Exercise task: Repeat the listing word for word. No pictures belong in the copy.

=== Given information ===

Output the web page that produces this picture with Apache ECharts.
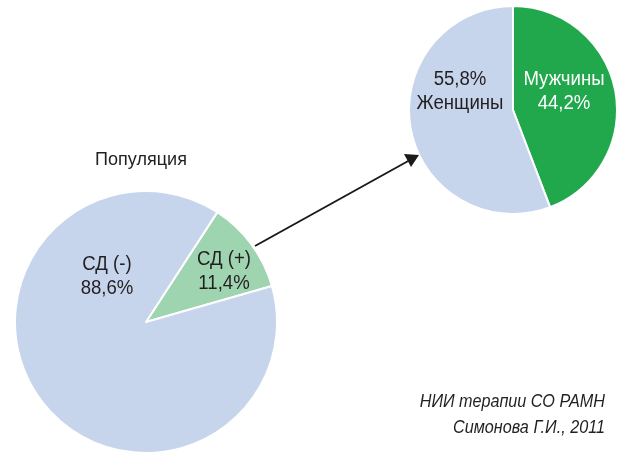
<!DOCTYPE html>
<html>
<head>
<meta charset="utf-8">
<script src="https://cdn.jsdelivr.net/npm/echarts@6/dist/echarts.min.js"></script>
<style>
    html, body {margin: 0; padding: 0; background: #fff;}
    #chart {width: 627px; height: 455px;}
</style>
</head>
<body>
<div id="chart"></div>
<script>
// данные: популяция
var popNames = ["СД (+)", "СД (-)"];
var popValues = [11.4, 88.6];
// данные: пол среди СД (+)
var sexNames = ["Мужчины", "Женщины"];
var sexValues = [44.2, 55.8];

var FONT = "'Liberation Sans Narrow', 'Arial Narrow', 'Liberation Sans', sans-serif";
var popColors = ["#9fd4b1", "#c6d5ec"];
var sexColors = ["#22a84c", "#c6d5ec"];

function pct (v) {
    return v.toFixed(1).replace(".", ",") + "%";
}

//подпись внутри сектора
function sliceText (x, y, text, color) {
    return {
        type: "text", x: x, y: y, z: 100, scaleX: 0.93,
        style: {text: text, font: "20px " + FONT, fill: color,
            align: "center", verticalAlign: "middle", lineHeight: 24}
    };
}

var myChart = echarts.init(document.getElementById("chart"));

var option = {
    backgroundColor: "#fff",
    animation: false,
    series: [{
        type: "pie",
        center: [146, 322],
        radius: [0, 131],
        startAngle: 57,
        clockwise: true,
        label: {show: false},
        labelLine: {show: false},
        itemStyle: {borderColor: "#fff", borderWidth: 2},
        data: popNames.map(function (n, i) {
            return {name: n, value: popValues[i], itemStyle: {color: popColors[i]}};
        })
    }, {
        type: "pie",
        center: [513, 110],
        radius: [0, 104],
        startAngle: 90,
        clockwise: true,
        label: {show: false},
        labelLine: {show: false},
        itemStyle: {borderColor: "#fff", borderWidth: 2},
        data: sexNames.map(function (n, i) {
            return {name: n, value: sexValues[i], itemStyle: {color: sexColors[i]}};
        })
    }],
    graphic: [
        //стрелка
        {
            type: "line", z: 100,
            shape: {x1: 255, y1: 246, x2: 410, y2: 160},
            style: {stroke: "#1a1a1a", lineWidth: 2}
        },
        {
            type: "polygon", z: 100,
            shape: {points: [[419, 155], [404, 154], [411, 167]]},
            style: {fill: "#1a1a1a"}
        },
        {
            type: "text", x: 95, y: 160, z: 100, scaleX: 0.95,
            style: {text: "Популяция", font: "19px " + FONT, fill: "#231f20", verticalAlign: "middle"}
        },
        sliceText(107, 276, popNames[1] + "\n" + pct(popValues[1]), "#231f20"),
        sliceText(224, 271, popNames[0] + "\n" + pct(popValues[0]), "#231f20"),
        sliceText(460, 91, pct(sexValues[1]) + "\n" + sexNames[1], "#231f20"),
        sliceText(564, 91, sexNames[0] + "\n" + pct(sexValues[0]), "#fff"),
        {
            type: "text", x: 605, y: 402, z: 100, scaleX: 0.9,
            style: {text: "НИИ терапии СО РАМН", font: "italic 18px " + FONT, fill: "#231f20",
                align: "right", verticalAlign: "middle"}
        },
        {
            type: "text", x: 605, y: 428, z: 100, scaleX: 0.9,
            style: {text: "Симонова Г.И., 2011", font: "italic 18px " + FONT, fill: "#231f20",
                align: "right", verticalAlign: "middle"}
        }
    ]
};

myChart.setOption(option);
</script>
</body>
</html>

===

Exercise response:
Output the web page that produces this picture with Apache ECharts.
<!DOCTYPE html>
<html>
<head>
<meta charset="utf-8">
<script src="https://cdn.jsdelivr.net/npm/echarts@6/dist/echarts.min.js"></script>
<style>
    html, body {margin: 0; padding: 0; background: #fff;}
    #chart {width: 627px; height: 455px;}
</style>
</head>
<body>
<div id="chart"></div>
<script>
// данные: популяция
var popNames = ["СД (+)", "СД (-)"];
var popValues = [11.4, 88.6];
// данные: пол среди СД (+)
var sexNames = ["Мужчины", "Женщины"];
var sexValues = [44.2, 55.8];

var FONT = "'Liberation Sans Narrow', 'Arial Narrow', 'Liberation Sans', sans-serif";
var popColors = ["#9fd4b1", "#c6d5ec"];
var sexColors = ["#22a84c", "#c6d5ec"];

function pct (v) {
    return v.toFixed(1).replace(".", ",") + "%";
}

//подпись внутри сектора
function sliceText (x, y, text, color) {
    return {
        type: "text", x: x, y: y, z: 100, scaleX: 0.93,
        style: {text: text, font: "20px " + FONT, fill: color,
            align: "center", verticalAlign: "middle", lineHeight: 24}
    };
}

var myChart = echarts.init(document.getElementById("chart"));

var option = {
    backgroundColor: "#fff",
    animation: false,
    series: [{
        type: "pie",
        center: [146, 322],
        radius: [0, 131],
        startAngle: 57,
        clockwise: true,
        label: {show: false},
        labelLine: {show: false},
        itemStyle: {borderColor: "#fff", borderWidth: 2},
        data: popNames.map(function (n, i) {
            return {name: n, value: popValues[i], itemStyle: {color: popColors[i]}};
        })
    }, {
        type: "pie",
        center: [513, 110],
        radius: [0, 104],
        startAngle: 90,
        clockwise: true,
        label: {show: false},
        labelLine: {show: false},
        itemStyle: {borderColor: "#fff", borderWidth: 2},
        data: sexNames.map(function (n, i) {
            return {name: n, value: sexValues[i], itemStyle: {color: sexColors[i]}};
        })
    }],
    graphic: [
        //стрелка
        {
            type: "line", z: 100,
            shape: {x1: 255, y1: 246, x2: 410, y2: 160},
            style: {stroke: "#1a1a1a", lineWidth: 2}
        },
        {
            type: "polygon", z: 100,
            shape: {points: [[419, 155], [404, 154], [411, 167]]},
            style: {fill: "#1a1a1a"}
        },
        {
            type: "text", x: 95, y: 160, z: 100, scaleX: 0.95,
            style: {text: "Популяция", font: "19px " + FONT, fill: "#231f20", verticalAlign: "middle"}
        },
        sliceText(107, 276, popNames[1] + "\n" + pct(popValues[1]), "#231f20"),
        sliceText(224, 271, popNames[0] + "\n" + pct(popValues[0]), "#231f20"),
        sliceText(460, 91, pct(sexValues[1]) + "\n" + sexNames[1], "#231f20"),
        sliceText(564, 91, sexNames[0] + "\n" + pct(sexValues[0]), "#fff"),
        {
            type: "text", x: 605, y: 402, z: 100, scaleX: 0.9,
            style: {text: "НИИ терапии СО РАМН", font: "italic 18px " + FONT, fill: "#231f20",
                align: "right", verticalAlign: "middle"}
        },
        {
            type: "text", x: 605, y: 428, z: 100, scaleX: 0.9,
            style: {text: "Симонова Г.И., 2011", font: "italic 18px " + FONT, fill: "#231f20",
                align: "right", verticalAlign: "middle"}
        }
    ]
};

myChart.setOption(option);
</script>
</body>
</html>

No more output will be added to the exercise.